Interview réalisée par cubik.
- Tout d'abord, est-ce que vous pouvez vous présenter un peu? Quel a été votre parcours pour arriver à la bd?
Hippolyte: Comme la majeure partie des dessinateurs de bd, j’ai toujours dessiné, sans pour autant être un Mozart du dessin, mais disons que l’image m’a toujours attiré. Tout d’abord comme un pur plaisir enfantin, puis subissant ce dur passage de la représentation académique où il fallait « faire comme » … donc premiers recopiages de Lucky Luke et autres personnages de Comics américains.
Après le lycée, j’ai donc décidé de m’inscrire dans une école de dessin, et je me suis retrouvé aux Beaux-arts de Versailles … que j’ai arrêté après six mois de fiestas et un compte en banque en berne. Redirection parentale l’année suivante à l’école Emile Cohl, école privée d’illustration et de dessin animé à Lyon, où j’ai enfin pu apprendre toutes les bases du dessin (modelage, anatomie, perspective, etc.) aux côtés de profs aussi prestigieux et essentiels que Lax, Got, Nicollet ou Maja. Une fois diplômé, j’ai commencé à travailler en illustration pour des marques de snowboards puis pour l’illustration jeunesse (Nathan) et la presse (Le Monde, Nouvel Obs., etc.) avant de m’orienter vers la bd.
- Votre première bd s'appelle Monsieur Paul. Vous pouvez la présenter un peu?
H.:C’est un album que j’ai réalisé suite à une belle rencontre à Angoulême avec Alain Beaulet (l’éditeur de Monsieur Paul), à qui j’avais présenté mon travail simplement pour avoir un avis, et qui finalement m’a plus ou moins donné carte blanche sur un album pour me lancer dans la bd.
Une certaine fierté s’est donc emparée de moi quand j’ai découvert son catalogue qui regroupait des noms aussi prestigieux que Dupuy-Berberian, Avril, Hyman, Munoz ou encore Tardi.
J’ai donc débuté cet album sans pression de temps et sans avoir d’idée précise de ce vers quoi je voulais aller. Et au final, cela donne un petit roman graphique auquel je suis maintenant assez attaché.
- C'est également une bd faite à la carte à gratter ?
H.: Oui, tout est fait à la carte à gratter sur le même principe que Dracula, mais cela n’est pas systématique, et je pars du principe que le style doit s’adapter à l’histoire.
- Vous dites que le style doit s'adapter à l'histoire.

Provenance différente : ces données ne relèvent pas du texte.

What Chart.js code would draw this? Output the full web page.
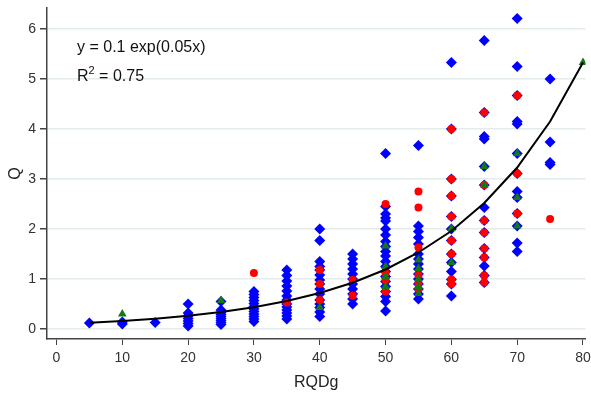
<!DOCTYPE html>
<html>
<head>
<meta charset="utf-8">
<script src="https://cdn.jsdelivr.net/npm/chart.js@4.4.1/dist/chart.umd.min.js"></script>
<style>
  html, body { margin: 0; padding: 0; background: #fff; }
  canvas { display: block; }
</style>
</head>
<body>
<canvas id="chart" width="591" height="396"></canvas>
<script>
// RQDg categories (x) and the Q values seen at each one
const rqdg = [5, 10, 15, 20, 25, 30, 35, 40, 45, 50, 55, 60, 65, 70, 75, 80];

const blueQ = [
  [0.12],
  [0.1, 0.14],
  [0.13],
  [0.5, 0.32, 0.26, 0.21, 0.16, 0.11, 0.06],
  [0.55, 0.38, 0.33, 0.29, 0.25, 0.21, 0.17, 0.13, 0.09],
  [0.75, 0.69, 0.63, 0.57, 0.51, 0.45, 0.4, 0.35, 0.3, 0.25, 0.2, 0.15],
  [1.18, 1.07, 0.96, 0.86, 0.76, 0.66, 0.58, 0.5, 0.44, 0.38, 0.32, 0.26, 0.2],
  [2.0, 1.77, 1.35, 1.25, 1.18, 1.08, 0.98, 0.9, 0.8, 0.7, 0.58, 0.5, 0.43, 0.34, 0.25],
  [1.5, 1.4, 1.3, 1.2, 1.1, 1.0, 0.9, 0.8, 0.7, 0.6, 0.5],
  [3.51, 2.45, 2.3, 2.22, 2.16, 2.0, 1.88, 1.75, 1.65, 1.55, 1.46, 1.35, 1.25, 1.15, 1.05, 0.95, 0.85, 0.75, 0.65, 0.55, 0.36],
  [3.67, 2.06, 1.95, 1.83, 1.7, 1.5, 1.4, 1.3, 1.2, 1.1, 1.0, 0.9, 0.8, 0.7, 0.6],
  [5.33, 4.0, 3.0, 2.66, 2.25, 2.0, 1.77, 1.5, 1.33, 1.15, 0.99, 0.9, 0.66],
  [5.77, 4.33, 3.85, 3.8, 3.25, 2.88, 2.43, 2.17, 1.93, 1.61, 1.43, 1.26, 1.07, 0.93],
  [6.21, 5.25, 4.67, 4.15, 4.1, 3.51, 3.11, 2.75, 2.63, 2.31, 2.06, 1.72, 1.55],
  [5.0, 3.74, 3.33, 3.29],
  []
];

const redQ = [
  [], [], [], [], [],
  [1.12],
  [0.53],
  [1.18, 0.9, 0.58],
  [0.98, 0.67],
  [2.5, 1.12, 0.98, 0.75],
  [2.75, 2.43, 1.63, 1.08, 0.91, 0.79],
  [4.0, 3.0, 2.66, 2.25, 1.77, 1.5, 0.99, 0.9],
  [4.33, 2.88, 2.17, 1.93, 1.61, 1.43, 1.07, 0.93],
  [4.67, 3.11, 2.31],
  [2.2],
  []
];

const greenQ = [
  [],
  [0.3],
  [], [],
  [0.57],
  [], [],
  [0.43],
  [],
  [1.66, 1.25, 1.05, 0.85],
  [1.38, 1.21, 1.0, 0.85, 0.71],
  [2.01, 1.33],
  [3.25, 2.88],
  [3.51, 2.63, 2.06],
  [],
  [5.33]
];

// fitted curve at each category
const trendQ = [0.125, 0.161, 0.207, 0.265, 0.341, 0.437, 0.562, 0.721, 0.926, 1.19, 1.53, 1.96, 2.52, 3.23, 4.15, 5.33];

const xTicks = [0, 10, 20, 30, 40, 50, 60, 70, 80];
const yTicks = [0, 1, 2, 3, 4, 5, 6];

const toPoints = (cols) => {
  const pts = [];
  cols.forEach((qs, i) => {
    qs.forEach((q) => pts.push({ x: rqdg[i], y: q }));
  });
  return pts;
};

const annotation = {
  id: 'annotation',
  afterDraw(chart) {
    const ctx = chart.ctx;
    const left = chart.chartArea.left + 30;
    ctx.save();
    ctx.fillStyle = '#111';
    ctx.font = '16px "Liberation Sans", Arial, sans-serif';
    ctx.textBaseline = 'alphabetic';
    ctx.fillText('y = 0.1 exp(0.05x)', left, 52);
    ctx.fillText('R', left, 81);
    const rw = ctx.measureText('R').width;
    ctx.font = '11px "Liberation Sans", Arial, sans-serif';
    ctx.fillText('2', left + rw, 74);
    const sw = ctx.measureText('2').width;
    ctx.font = '16px "Liberation Sans", Arial, sans-serif';
    ctx.fillText(' = 0.75', left + rw + sw, 81);
    ctx.restore();
  }
};

const tickFont = { family: '"Liberation Sans", Arial, sans-serif', size: 14 };
const titleFont = { family: '"Liberation Sans", Arial, sans-serif', size: 16 };

new Chart(document.getElementById('chart').getContext('2d'), {
  type: 'scatter',
  data: {
    datasets: [
      {
        type: 'line',
        label: 'fit',
        data: rqdg.map((x, i) => ({ x: x, y: trendQ[i] })),
        borderColor: '#000',
        borderWidth: 2,
        pointRadius: 0,
        fill: false,
        tension: 0
      },
      {
        label: 'green',
        data: toPoints(greenQ),
        pointStyle: 'triangle',
        pointRadius: 5,
        backgroundColor: '#137a13',
        borderWidth: 0
      },
      {
        label: 'red',
        data: toPoints(redQ),
        pointStyle: 'circle',
        pointRadius: 4,
        backgroundColor: '#ff0000',
        borderWidth: 0
      },
      {
        label: 'blue',
        data: toPoints(blueQ),
        pointStyle: 'rectRot',
        pointRadius: 5.5,
        backgroundColor: '#0000ff',
        borderWidth: 0
      }
    ]
  },
  options: {
    responsive: false,
    animation: false,
    events: [],
    layout: { padding: { top: 8, right: 1, left: 0, bottom: 0 } },
    plugins: {
      legend: { display: false },
      tooltip: { enabled: false }
    },
    scales: {
      x: {
        type: 'linear',
        min: -1.44,
        max: 80.38,
        afterBuildTicks: (scale) => { scale.ticks = xTicks.map((v) => ({ value: v })); },
        afterFit: (scale) => {
          scale.height = 57;
          scale.paddingLeft = 0;
          scale.paddingRight = 0;
        },
        grid: { drawOnChartArea: false, tickLength: 6, tickColor: '#444', lineWidth: 1 },
        border: { color: '#444', width: 1.5 },
        ticks: { font: tickFont, color: '#333', padding: 5, maxRotation: 0 },
        title: { display: true, text: 'RQDg', font: titleFont, color: '#222', padding: { top: 4, bottom: 4 } }
      },
      y: {
        type: 'linear',
        min: -0.2,
        max: 6.42,
        afterBuildTicks: (scale) => { scale.ticks = yTicks.map((v) => ({ value: v })); },
        afterFit: (scale) => {
          scale.width = 47;
          scale.paddingTop = 0;
          scale.paddingBottom = 0;
        },
        grid: { color: '#e3ebeb', lineWidth: 1.5, tickLength: 7, tickColor: '#444' },
        border: { color: '#444', width: 1.5 },
        ticks: { font: tickFont, color: '#333', padding: 4 },
        title: { display: true, text: 'Q', font: titleFont, color: '#222', padding: { top: 6, bottom: 4 } }
      }
    }
  },
  plugins: [annotation]
});
</script>
</body>
</html>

Puisque vous venez d'enchaîner 2 bd en carte à gratter, est-ce que l'inverse est aussi vrai, c'est à dire que vous choisissez l'histoire en fonction du style que vous avez envie de pratiquer à un certain moment?
H.: Pour Dracula cela c’est plutôt fait de cette manière en effet. J’avais envie de réaliser un bel album en carte à gratter, avec de belles atmosphères et des éléments très graphiques, mais toujours avec le souci que cela colle au récit. Je ne ferai pas de la carte à gratter pour n’importe quel récit.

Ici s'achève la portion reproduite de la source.